___ Data section

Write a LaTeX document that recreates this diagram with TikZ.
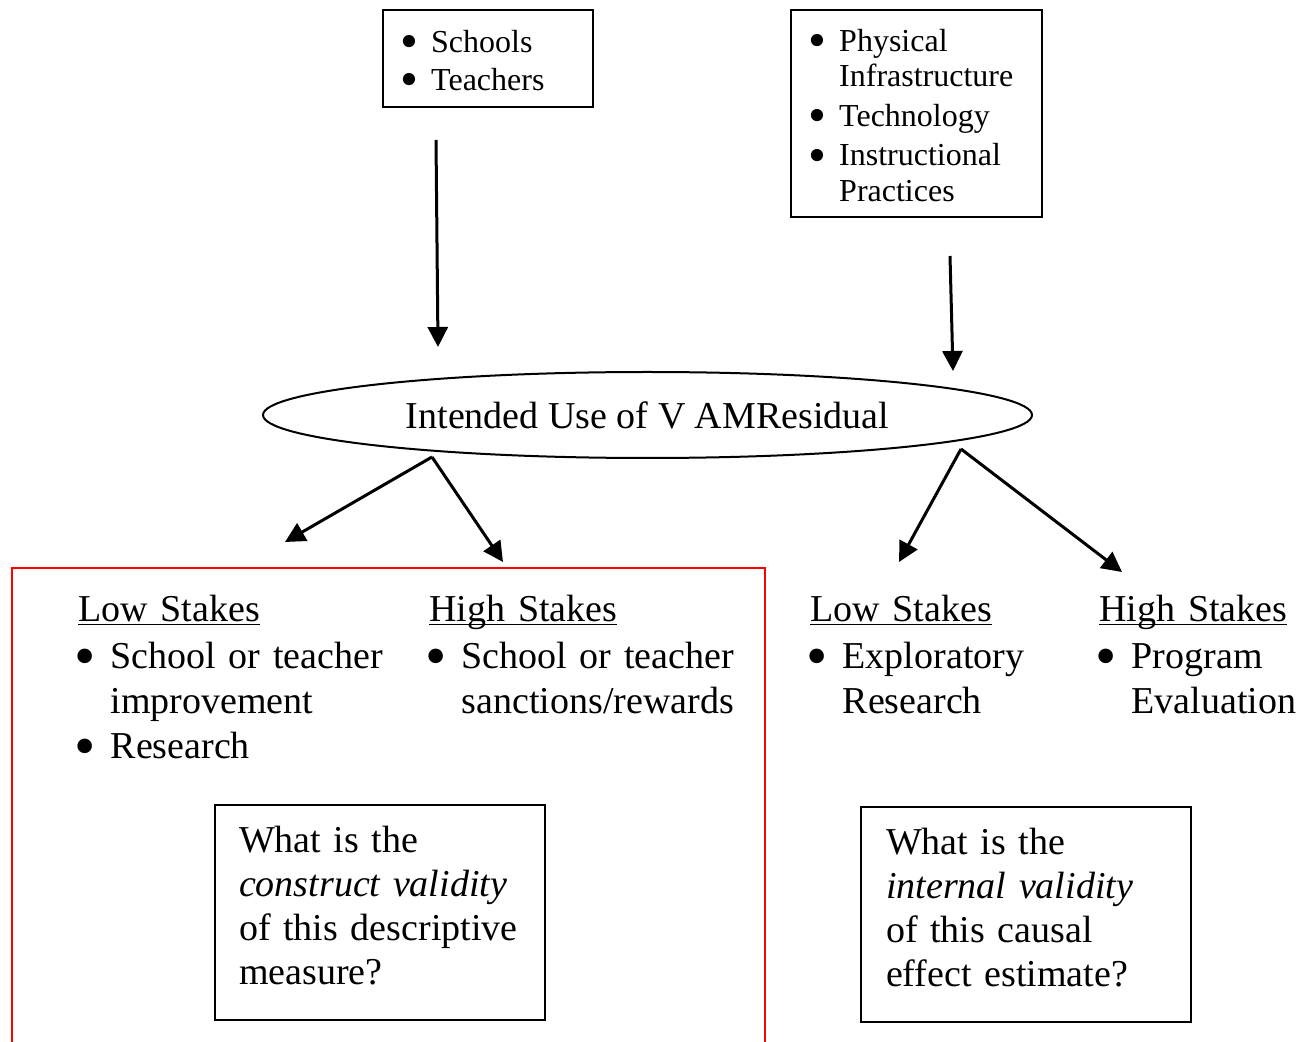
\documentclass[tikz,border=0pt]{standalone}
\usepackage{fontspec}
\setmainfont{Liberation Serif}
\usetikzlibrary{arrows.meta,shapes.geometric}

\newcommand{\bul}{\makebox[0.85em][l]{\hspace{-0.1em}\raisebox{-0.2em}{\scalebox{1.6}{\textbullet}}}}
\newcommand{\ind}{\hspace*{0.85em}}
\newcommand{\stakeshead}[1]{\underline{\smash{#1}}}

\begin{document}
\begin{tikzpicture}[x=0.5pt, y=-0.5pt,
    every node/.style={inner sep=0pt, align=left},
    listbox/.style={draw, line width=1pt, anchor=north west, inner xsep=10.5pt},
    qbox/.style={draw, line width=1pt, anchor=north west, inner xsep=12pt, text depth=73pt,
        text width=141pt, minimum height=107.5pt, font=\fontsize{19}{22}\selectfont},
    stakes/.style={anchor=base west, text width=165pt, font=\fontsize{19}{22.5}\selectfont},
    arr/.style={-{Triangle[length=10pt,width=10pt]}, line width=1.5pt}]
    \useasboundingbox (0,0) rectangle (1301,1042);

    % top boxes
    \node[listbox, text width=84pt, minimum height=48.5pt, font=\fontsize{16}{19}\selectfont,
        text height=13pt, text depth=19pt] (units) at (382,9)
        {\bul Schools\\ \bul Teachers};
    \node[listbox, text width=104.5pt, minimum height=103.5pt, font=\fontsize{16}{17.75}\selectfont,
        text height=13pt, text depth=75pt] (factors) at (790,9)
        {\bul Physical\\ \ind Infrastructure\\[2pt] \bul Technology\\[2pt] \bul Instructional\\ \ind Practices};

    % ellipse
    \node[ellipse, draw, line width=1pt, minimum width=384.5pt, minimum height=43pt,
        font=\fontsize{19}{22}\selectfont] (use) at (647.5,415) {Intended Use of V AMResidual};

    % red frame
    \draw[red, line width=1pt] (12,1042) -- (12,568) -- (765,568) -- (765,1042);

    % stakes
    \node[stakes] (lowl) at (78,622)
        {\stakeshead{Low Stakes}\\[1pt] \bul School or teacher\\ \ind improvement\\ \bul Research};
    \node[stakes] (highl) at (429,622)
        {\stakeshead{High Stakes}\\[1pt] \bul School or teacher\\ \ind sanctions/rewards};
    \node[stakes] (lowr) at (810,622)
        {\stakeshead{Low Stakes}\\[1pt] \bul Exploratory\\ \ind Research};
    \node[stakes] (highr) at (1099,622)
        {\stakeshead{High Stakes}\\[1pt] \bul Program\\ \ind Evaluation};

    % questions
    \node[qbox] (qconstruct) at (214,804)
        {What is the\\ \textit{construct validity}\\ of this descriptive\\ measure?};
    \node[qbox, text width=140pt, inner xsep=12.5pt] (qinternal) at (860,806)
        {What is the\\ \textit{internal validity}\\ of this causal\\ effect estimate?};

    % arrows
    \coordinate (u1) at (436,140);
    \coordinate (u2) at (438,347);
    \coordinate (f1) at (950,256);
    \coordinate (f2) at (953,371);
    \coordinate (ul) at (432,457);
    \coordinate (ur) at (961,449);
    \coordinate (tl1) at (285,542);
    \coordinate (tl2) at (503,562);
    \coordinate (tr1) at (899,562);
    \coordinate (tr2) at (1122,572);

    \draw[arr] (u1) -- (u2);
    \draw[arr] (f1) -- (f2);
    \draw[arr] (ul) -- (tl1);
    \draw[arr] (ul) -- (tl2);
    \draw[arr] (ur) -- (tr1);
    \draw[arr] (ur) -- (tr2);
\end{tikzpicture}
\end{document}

______

» **Required work**
Go through the data above and find the lines with the word "this". Copy each of those lines.

» **The result**
Write a LaTeX document that recreates this diagram with TikZ.
        {What is the\\ \textit{construct validity}\\ of this descriptive\\ measure?};
        {What is the\\ \textit{internal validity}\\ of this causal\\ effect estimate?};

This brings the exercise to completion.